An employee works at strengthening the Mosul Dam

Iraq said Tuesday that Italian firm Trevi will repair and maintain the country's largest dam, which is in danger of a catastrophic collapse that would devastate areas to the south.

The Mosul Dam was built on an unstable foundation that continuously erodes, and a lapse in maintenance after the Islamic State jihadist group seized it in 2014 weakened the already flawed structure.

The dam has long been in danger of collapse, an event US officials have warned could send a huge wave crashing into IS-held Mosul, Iraq's second-largest city, about 40 kilometres (25 miles) away.

The Iraqi cabinet awarded Trevi the contract "to carry out the project of rehabilitating and maintaining the Mosul Dam," a government statement said.

The deal has yet to be signed, according to the statement, which did not specify how much Trevi would be paid for the work.

Italian Foreign Minister Paolo Gentiloni confirmed that the contract was awarded to Trevi.

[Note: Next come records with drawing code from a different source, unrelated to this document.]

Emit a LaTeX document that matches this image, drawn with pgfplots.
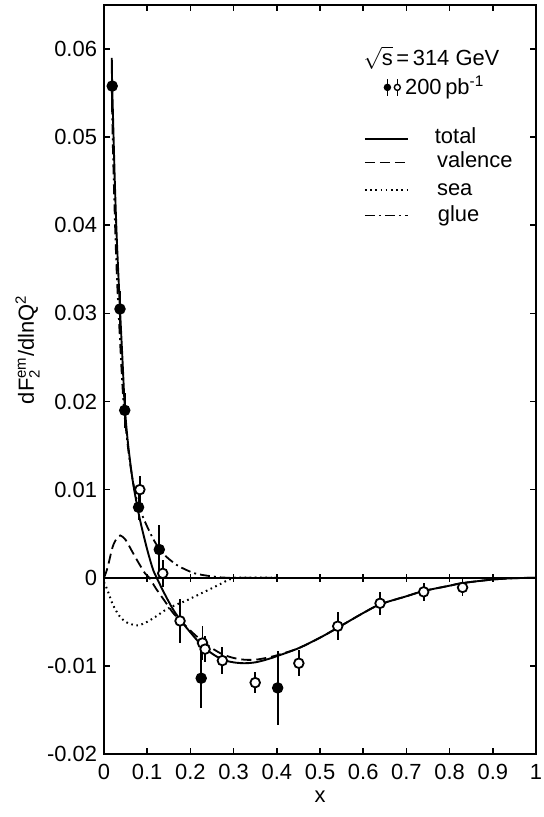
\documentclass[border=0pt]{standalone}
\usepackage{fontspec}
\setmainfont{Liberation Sans}
\usepackage{pgfplots}
\usepackage{pgfplotstable}
\pgfplotsset{compat=1.18}
\usetikzlibrary{calc}

% curves
\pgfplotstableread{
x y
0.018 0.0590
0.019 0.0558
0.025 0.0450
0.030 0.0380
0.037 0.0305
0.043 0.0245
0.048 0.0195
0.055 0.0155
0.065 0.0115
0.075 0.0086
0.085 0.0062
0.100 0.0032
0.113 0.0010
0.122 0.0
0.140 -0.0018
0.160 -0.0036
0.180 -0.0050
0.200 -0.0062
0.225 -0.0076
0.250 -0.0086
0.275 -0.0093
0.300 -0.0096
0.325 -0.0097
0.350 -0.0096
0.375 -0.0093
0.400 -0.0089
0.450 -0.0080
0.500 -0.0068
0.540 -0.0057
0.600 -0.0040
0.640 -0.0030
0.700 -0.0021
0.740 -0.0015
0.800 -0.0009
0.830 -0.0006
0.900 -0.0002
0.950 -0.00005
1.000 0.0
}\total

\pgfplotstableread{
x y
0.000 0.0
0.008 0.0011
0.020 0.0035
0.030 0.0045
0.038 0.0048
0.050 0.0043
0.065 0.0030
0.080 0.0017
0.095 0.0005
0.105 0.0
0.120 -0.0012
0.140 -0.0026
0.160 -0.0040
0.180 -0.0050
0.200 -0.0060
0.225 -0.0071
0.250 -0.0080
0.275 -0.0087
0.300 -0.0091
0.325 -0.0093
0.350 -0.0093
0.375 -0.0091
0.400 -0.0088
0.450 -0.0080
0.500 -0.0068
0.540 -0.0057
0.600 -0.0040
0.640 -0.0030
0.700 -0.0021
0.740 -0.0015
0.800 -0.0009
0.830 -0.0006
0.900 -0.0002
0.950 -0.00005
1.000 0.0
}\valence

\pgfplotstableread{
x y
0.000 -0.0005
0.008 -0.0014
0.020 -0.0030
0.035 -0.0043
0.050 -0.0050
0.065 -0.0053
0.080 -0.0054
0.100 -0.0050
0.120 -0.0044
0.144 -0.0036
0.170 -0.0030
0.190 -0.0026
0.228 -0.0017
0.266 -0.0008
0.290 -0.0002
0.310 0.0
0.400 0.0
}\sea

\pgfplotstableread{
x y
0.018 0.0560
0.020 0.0500
0.025 0.0410
0.030 0.0340
0.037 0.0270
0.045 0.0200
0.055 0.0150
0.065 0.0115
0.075 0.0090
0.086 0.0074
0.100 0.0058
0.115 0.0043
0.128 0.0033
0.140 0.0026
0.151 0.0021
0.170 0.0014
0.190 0.0009
0.210 0.0005
0.230 0.0003
0.260 0.0001
0.290 0.0
0.400 0.0
}\glue

\begin{document}
\begin{tikzpicture}
\begin{axis}[
  width=216bp, height=374.5bp, scale only axis,
  xmin=0, xmax=1, ymin=-0.02, ymax=0.065,
  xtick={0,0.1,0.2,0.3,0.4,0.5,0.6,0.7,0.8,0.9,1},
  xticklabels={0,0.1,0.2,0.3,0.4,0.5,0.6,0.7,0.8,0.9,1},
  ytick={-0.02,-0.01,0,0.01,0.02,0.03,0.04,0.05,0.06},
  yticklabels={-0.02,-0.01,0,0.01,0.02,0.03,0.04,0.05,0.06},
  tick align=inside, major tick length=3bp,
  axis line style={line width=1.1bp},
  tick style={line width=0.8bp, black},
  ticklabel style={font=\fontsize{11}{13}\selectfont},
  xticklabel style={yshift=-1.5bp},
  xlabel={x},
  xlabel style={font=\fontsize{11}{13}\selectfont, at={(axis description cs:0.5,-0.057)}, anchor=center},
  ylabel={dF$^{\mbox{\fontsize{7.5}{8}\selectfont em}}_{\mbox{\fontsize{7.5}{8}\selectfont 2}}$/dlnQ$^{\mbox{\fontsize{7.5}{8}\selectfont 2}}$},
  ylabel style={font=\fontsize{11}{13}\selectfont, at={(axis description cs:-0.177,0.54)}, anchor=center},
  clip=false,
]

% zero line with crossing ticks
\draw[line width=0.8bp] (axis cs:0,0) -- (axis cs:1,0);
\pgfplotsinvokeforeach{0.1,0.2,0.3,0.4,0.5,0.6,0.7,0.8,0.9}{
  \draw[line width=0.8bp] (axis cs:#1,-0.00045) -- (axis cs:#1,0.00045);
}

\addplot[black, line width=0.95bp, smooth, no marks] table {\total};
\addplot[black, line width=0.9bp, smooth, no marks, dash pattern=on 5bp off 2.5bp] table {\valence};
\addplot[black, line width=1bp, smooth, no marks, dash pattern=on 0.8bp off 1.8bp] table {\sea};
\addplot[black, line width=0.9bp, smooth, no marks, dash pattern=on 5bp off 2bp on 1bp off 2bp] table {\glue};

% filled points
\addplot[black, only marks, mark=*, mark size=2.4bp, line width=0.9bp,
  error bars/.cd, y dir=both, y explicit, error mark=none,
  error bar style={line width=0.9bp}]
  coordinates {
    (0.019, 0.0558) +- (0, 0.0030)
    (0.037, 0.0305) +- (0, 0.0020)
    (0.048, 0.0190) +- (0, 0.0020)
    (0.080, 0.0080) +- (0, 0.0015)
    (0.128, 0.0032) +- (0, 0.0028)
    (0.225, -0.0114) +- (0, 0.0034)
    (0.402, -0.0125) +- (0, 0.0042)
  };

% open points
\addplot[black, only marks, mark=*, mark size=2.4bp, line width=0.9bp,
  mark options={fill=white, draw=black, line width=0.9bp},
  error bars/.cd, y dir=both, y explicit, error mark=none,
  error bar style={line width=0.9bp}]
  coordinates {
    (0.083, 0.0100) +- (0, 0.0016)
    (0.136, 0.0005) +- (0, 0.0015)
    (0.176, -0.0049) +- (0, 0.0025)
    (0.228, -0.0074) +- (0, 0.0019)
    (0.234, -0.0081) +- (0, 0.0015)
    (0.274, -0.0094) +- (0, 0.0015)
    (0.350, -0.0119) +- (0, 0.0012)
    (0.451, -0.0097) +- (0, 0.0015)
    (0.541, -0.0055) +- (0, 0.0016)
    (0.639, -0.0029) +- (0, 0.0013)
    (0.740, -0.0016) +- (0, 0.0010)
    (0.830, -0.0011) +- (0, 0.0010)
  };

% legend
\node[anchor=west, font=\fontsize{11}{13}\selectfont, inner sep=0pt] at (axis cs:0.600,0.0590)
  {$\sqrt{\mbox{s}}$\,=\,314 GeV};
\addplot[black, only marks, mark=*, mark size=1.5bp, line width=0.7bp,
  error bars/.cd, y dir=both, y explicit, error mark=none, error bar style={line width=0.7bp}]
  coordinates {(0.656, 0.05565) +- (0, 0.0010)};
\addplot[black, only marks, mark=*, mark size=1.5bp, line width=0.7bp,
  mark options={fill=white, draw=black},
  error bars/.cd, y dir=both, y explicit, error mark=none, error bar style={line width=0.7bp}]
  coordinates {(0.679, 0.05565) +- (0, 0.0010)};
\node[anchor=west, font=\fontsize{11}{13}\selectfont, inner sep=0pt] at (axis cs:0.696,0.0556)
  {200\,pb\textsuperscript{-1}};

\draw[line width=0.9bp] (axis cs:0.604,0.04977) -- (axis cs:0.704,0.04977);
\draw[line width=0.9bp, dash pattern=on 5bp off 2.5bp] (axis cs:0.604,0.04712) -- (axis cs:0.704,0.04712);
\draw[line width=1bp, dash pattern=on 0.8bp off 1.8bp] (axis cs:0.604,0.04397) -- (axis cs:0.704,0.04397);
\draw[line width=0.9bp, dash pattern=on 5bp off 2bp on 1bp off 2bp] (axis cs:0.604,0.04110) -- (axis cs:0.704,0.04110);
\node[anchor=west, font=\fontsize{11}{13}\selectfont, inner sep=0pt] at (axis cs:0.765,0.0502) {total};
\node[anchor=west, font=\fontsize{11}{13}\selectfont, inner sep=0pt] at (axis cs:0.770,0.0474) {valence};
\node[anchor=west, font=\fontsize{11}{13}\selectfont, inner sep=0pt] at (axis cs:0.770,0.0440) {sea};
\node[anchor=west, font=\fontsize{11}{13}\selectfont, inner sep=0pt] at (axis cs:0.772,0.0411) {glue};

\end{axis}
\pgfresetboundingbox
\path[use as bounding box] ($(current axis.south west)+(-52bp,-31.5bp)$) rectangle ($(current axis.north east)+(3.5bp,2.5bp)$);
\end{tikzpicture}
\end{document}
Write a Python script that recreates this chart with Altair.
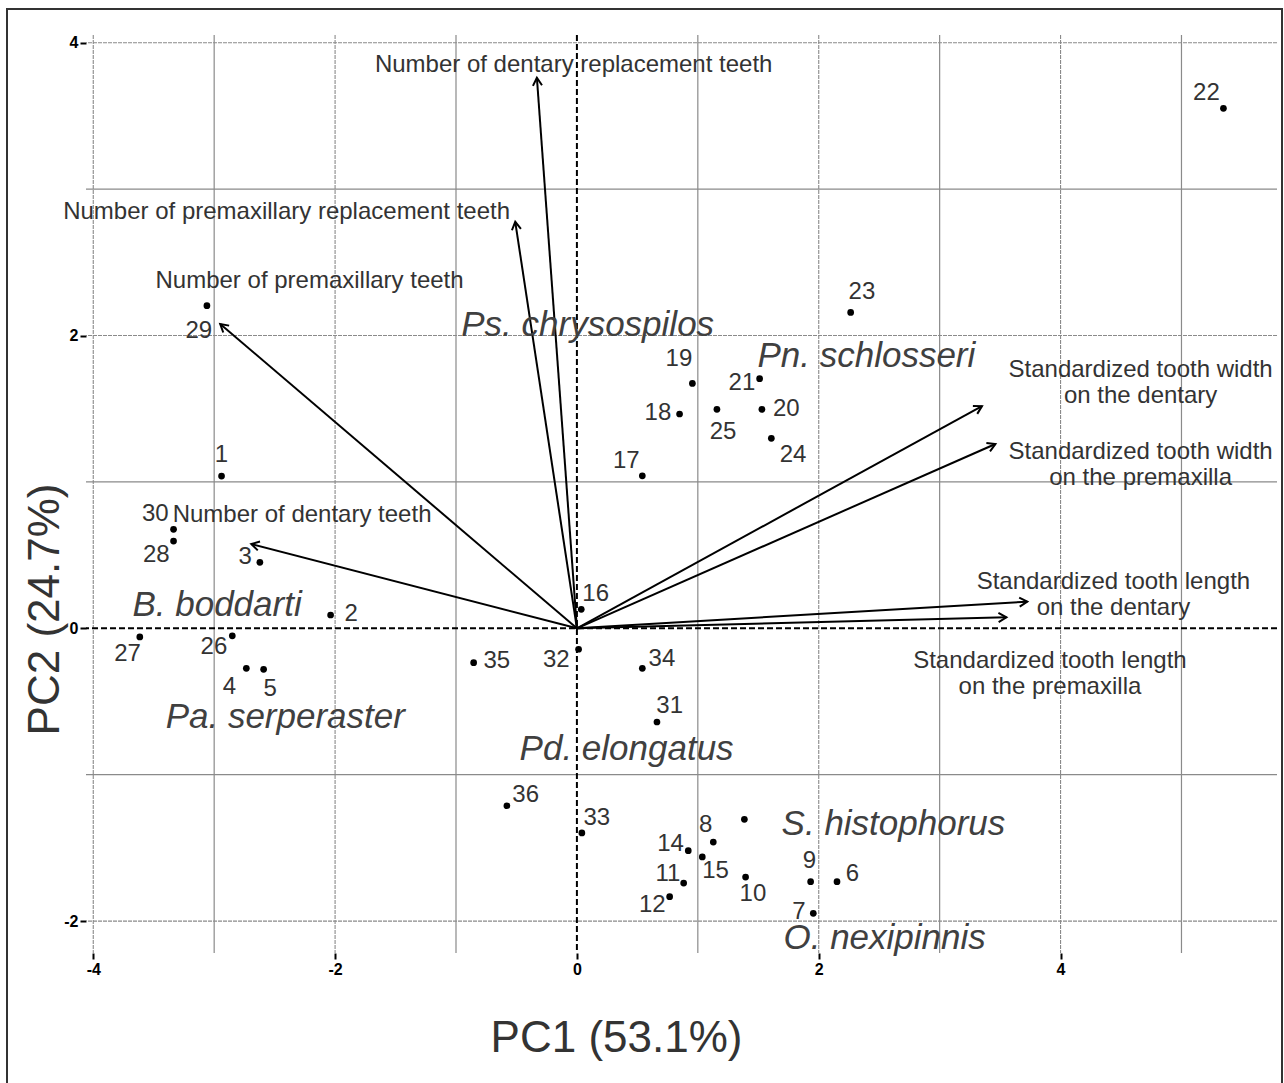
import math
import altair as alt
import pandas as pd

# ---------------- data ----------------
ids = list(range(1, 37))
pc1 = [-2.939, -2.037, -2.622, -2.734, -2.591, 2.151, 1.955, 1.128, 1.933, 1.395,
       0.883, 0.767, 1.385, 0.921, 1.037, 0.036, 0.541, 0.849, 0.955, 1.530,
       1.511, 5.347, 2.264, 1.608, 1.158, -2.850, -3.615, -3.336, -3.060, -3.336,
       0.662, 0.014, 0.041, 0.541, -0.854, -0.579]
pc2 = [1.040, 0.091, 0.451, -0.273, -0.280, -1.731, -1.947, -1.460, -1.731, -1.699,
       -1.740, -1.833, -1.305, -1.519, -1.562, 0.130, 1.042, 1.464, 1.673, 1.496,
       1.705, 3.552, 2.158, 1.298, 1.496, -0.051, -0.059, 0.596, 2.204, 0.676,
       -0.640, -0.143, -1.398, -0.273, -0.235, -1.212]
# label anchor positions (data units); specimen 13 carries no label
lab_x = [-2.941, -1.866, -2.743, -2.873, -2.536, 2.278, 1.836, 1.065, 1.922, 1.456,
         0.753, 0.624, None, 0.775, 1.147, 0.155, 0.409, 0.670, 0.844, 1.732,
         1.365, 5.206, 2.357, 1.787, 1.208, -3.002, -3.716, -3.479, -3.127, -3.487,
         0.767, -0.170, 0.165, 0.703, -0.662, -0.424]
lab_y = [1.184, 0.098, 0.489, -0.403, -0.415, -1.680, -1.936, -1.344, -1.592, -1.813,
         -1.680, -1.890, None, -1.475, -1.656, 0.234, 1.143, 1.469, 1.837, 1.498,
         1.673, 3.654, 2.295, 1.186, 1.343, -0.126, -0.176, 0.501, 2.033, 0.779,
         -0.531, -0.217, -1.298, -0.210, -0.223, -1.139]

arrow_text = ["Number of dentary replacement teeth",
              "Number of premaxillary replacement teeth",
              "Number of premaxillary teeth",
              "Number of dentary teeth",
              "Standardized tooth width\non the dentary",
              "Standardized tooth width\non the premaxilla",
              "Standardized tooth length\non the dentary",
              "Standardized tooth length\non the premaxilla"]
arrow_x = [-0.331, -0.510, -2.950, -2.693, 3.350, 3.461, 3.725, 3.552]
arrow_y = [3.761, 2.777, 2.079, 0.576, 1.518, 1.259, 0.182, 0.075]
arrow_lx = [-0.027, -2.401, -2.211, -2.273, 4.662, 4.662, 4.437, 3.912]
arrow_ly = [3.848, 2.844, 2.372, 0.774, 1.764, 1.204, 0.316, -0.223]

species = ["Ps. chrysospilos", "Pn. schlosseri", "B. boddarti", "Pa. serperaster",
           "Pd. elongatus", "S. histophorus", "O. nexipinnis"]
species_x = [0.089, 2.394, -2.976, -2.412, 0.411, 2.618, 2.545]
species_y = [2.072, 1.860, 0.159, -0.604, -0.824, -1.337, -2.115]

x_ticks = [-4, -2, 0, 2, 4]
y_ticks = [-2, 0, 2, 4]
grid_x_major = [-4, -2, 2, 4]
grid_x_minor = [-3, -1, 1, 3, 5]
grid_y_major = [-2, 2, 4]
grid_y_minor = [-1, 1, 3]

# ---------------- layout ----------------
W, H = 1191, 918
XD = [-4.06, 5.79]
YD = [-2.218, 4.053]
FONT = "Liberation Sans"

pts = pd.DataFrame({"id": ids, "x": pc1, "y": pc2})
labs = pd.DataFrame({"id": [str(i) for i in ids], "x": lab_x, "y": lab_y}).dropna()
sx = W / (XD[1] - XD[0])
sy = H / (YD[1] - YD[0])
arr = pd.DataFrame({"name": arrow_text, "x": arrow_x, "y": arrow_y,
                    "lx": arrow_lx, "ly": arrow_ly})
arr["x0"] = 0.0
arr["y0"] = 0.0
arr["ang"] = [(math.degrees(math.atan2(a * sx, b * sy))) % 360 for a, b in zip(arrow_x, arrow_y)]
spc = pd.DataFrame({"name": species, "x": species_x, "y": species_y})

xs = alt.Scale(domain=XD, nice=False, zero=False)
ys = alt.Scale(domain=YD, nice=False, zero=False)

x_axis = alt.Axis(values=x_ticks, labelExpr="toString(datum.value)",
                  title="PC1 (53.1%)", titleX=530, titleY=85,
                  titleAlign="center", titleBaseline="middle")
y_axis = alt.Axis(values=y_ticks, labelExpr="toString(datum.value)",
                  title="PC2 (24.7%)", titleX=-41, titleY=574, titleAngle=270,
                  titleAlign="center", titleBaseline="middle")


def X(field):
    return alt.X(field, scale=xs, axis=x_axis)


def Y(field):
    return alt.Y(field, scale=ys, axis=y_axis)


border = alt.Chart(pd.DataFrame({"a": [0]})).mark_rect(
    fill=None, stroke="#333333", strokeWidth=2
).encode(x=alt.value(-79), x2=alt.value(1196), y=alt.value(-26), y2=alt.value(1070))

gx_major = alt.Chart(pd.DataFrame({"x": grid_x_major})).mark_rule(
    color="#8a8a8a", strokeWidth=1.1, strokeDash=[4, 1]
).encode(x=X("x:Q"))
gx_minor = alt.Chart(pd.DataFrame({"x": grid_x_minor})).mark_rule(
    color="#8a8a8a", strokeWidth=1.2
).encode(x=X("x:Q"))
gy_major = alt.Chart(pd.DataFrame({"y": grid_y_major})).mark_rule(
    color="#8a8a8a", strokeWidth=1.1, strokeDash=[4, 1]
).encode(y=Y("y:Q"))
gy_minor = alt.Chart(pd.DataFrame({"y": grid_y_minor})).mark_rule(
    color="#8a8a8a", strokeWidth=1.2
).encode(y=Y("y:Q"))

zero_v = alt.Chart(pd.DataFrame({"x": [0]})).mark_rule(
    color="black", strokeWidth=2, strokeDash=[6, 3]
).encode(x=X("x:Q"))
zero_h = alt.Chart(pd.DataFrame({"y": [0]})).mark_rule(
    color="black", strokeWidth=2, strokeDash=[6, 3]
).encode(y=Y("y:Q"))

shafts = alt.Chart(arr).mark_rule(color="black", strokeWidth=2).encode(
    x=X("x0:Q"), y=Y("y0:Q"), x2="x:Q", y2="y:Q")
heads = alt.Chart(arr).mark_point(
    shape="M -0.5 0.866 L 0 0 L 0.5 0.866", filled=False, stroke="black",
    strokeWidth=2, size=330, opacity=1
).encode(x=X("x:Q"), y=Y("y:Q"), angle=alt.Angle("ang:Q", scale=None))

points = alt.Chart(pts).mark_circle(size=45, color="black", opacity=1).encode(
    x=X("x:Q"), y=Y("y:Q"))

pt_labels = alt.Chart(labs).mark_text(
    font=FONT, fontSize=24, color="#333333", align="center", baseline="middle"
).encode(x=X("x:Q"), y=Y("y:Q"), text="id:N")

arrow_labels = alt.Chart(arr).mark_text(
    font=FONT, fontSize=24, color="#333333", align="center", baseline="middle",
    lineBreak="\n", lineHeight=26
).encode(x=X("lx:Q"), y=Y("ly:Q"), text="name:N")

species_labels = alt.Chart(spc).mark_text(
    font=FONT, fontSize=35, fontStyle="italic", color="#404040",
    align="center", baseline="middle"
).encode(x=X("x:Q"), y=Y("y:Q"), text="name:N")

chart = alt.layer(
    border, gx_major, gx_minor, gy_major, gy_minor, zero_v, zero_h,
    shafts, heads, points, pt_labels, arrow_labels, species_labels
).properties(
    width=W, height=H,
    autosize=alt.AutoSizeParams(type="none"),
    padding={"left": 86, "top": 35, "right": 7, "bottom": 130},
    background="white"
).configure_view(stroke=None).configure_axis(
    grid=False, domain=False, ticks=True, tickColor="black", tickWidth=2, tickSize=6,
    labelFont=FONT, labelFontWeight="bold", labelFontSize=16, labelColor="black",
    labelPadding=2, titleFont=FONT, titleFontSize=44, titleFontWeight="normal",
    titleColor="#333333"
)

chart.save("out.html", embed_options={"renderer": "svg", "actions": False})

"I think the contract will be signed in the next few days," he said in Rome.

Gentiloni said contributions by the United States and other anti-IS coalition members, along with the rules governing the deployment of Italian troops to protect the work site, "will have to be determined together with the coalition and the Baghdad government."
Italian Prime Minister Matteo Renzi said in December his country would send 450 troops to defend the dam, a decision linked to Trevi's interest in the project.

Italian forces are already in Iraq training police as part of international efforts to counter IS.

Italy also deployed forces to Iraq in 2003, and a bombing south of Baghdad killed 19 Italians in November of that year, the worst single attack on the country's forces since World War II.

- World's most dangerous dam -

Lieutenant General Sean MacFarland, the commander of the military operation against IS, said last week that the US had put measuring devices on the dam to monitor how much it is "moving or deteriorating over time".

If it does collapse, "it's gonna go fast," MacFarland said, adding that: "If this dam was in the United States... we would have taken that dam out of commission."

The dam stretches for more than three kilometres (two miles), holding back a huge winding reservoir fed by the Tigris River.

Since the dam's completion in 1984, the Iraqi government has sought to shore up the foundation by injecting mortar-like grout into the subsoil and cavities and controlling seepage, but this stopped in 2014 when IS briefly seized the structure.

Now, grouting work has resumed in the long, damp tunnel that stretches under the dam.

"Maintenance work is going on 24 hours" per day, with workers operating in three shifts, Riyadh Ezzedine al-Nuaimi, the dam's manager, told AFP.

Hussein Hamad Ahmed, an engineer at the dam, said workers drill down from the tunnel to a specific point, after which grout is pumped in to fill gaps that develop under the structure.

In 2007, the US ambassador to Iraq and the top American military commander in the country wrote a letter warning that the dam could fail with devastating results.

"A catastrophic failure of the Mosul Dam would result in flooding along the Tigris River all the way to Baghdad," the letter said.

"Assuming a worst case scenario, an instantaneous failure of Mosul Dam filled to its maximum operating level could result in a flood wave 20 metres (66 feet) deep at the city of Mosul," it said.

The US Army Corps of Engineers has said that "in terms of internal erosion potential of the foundation, Mosul dam is the most dangerous dam in the world."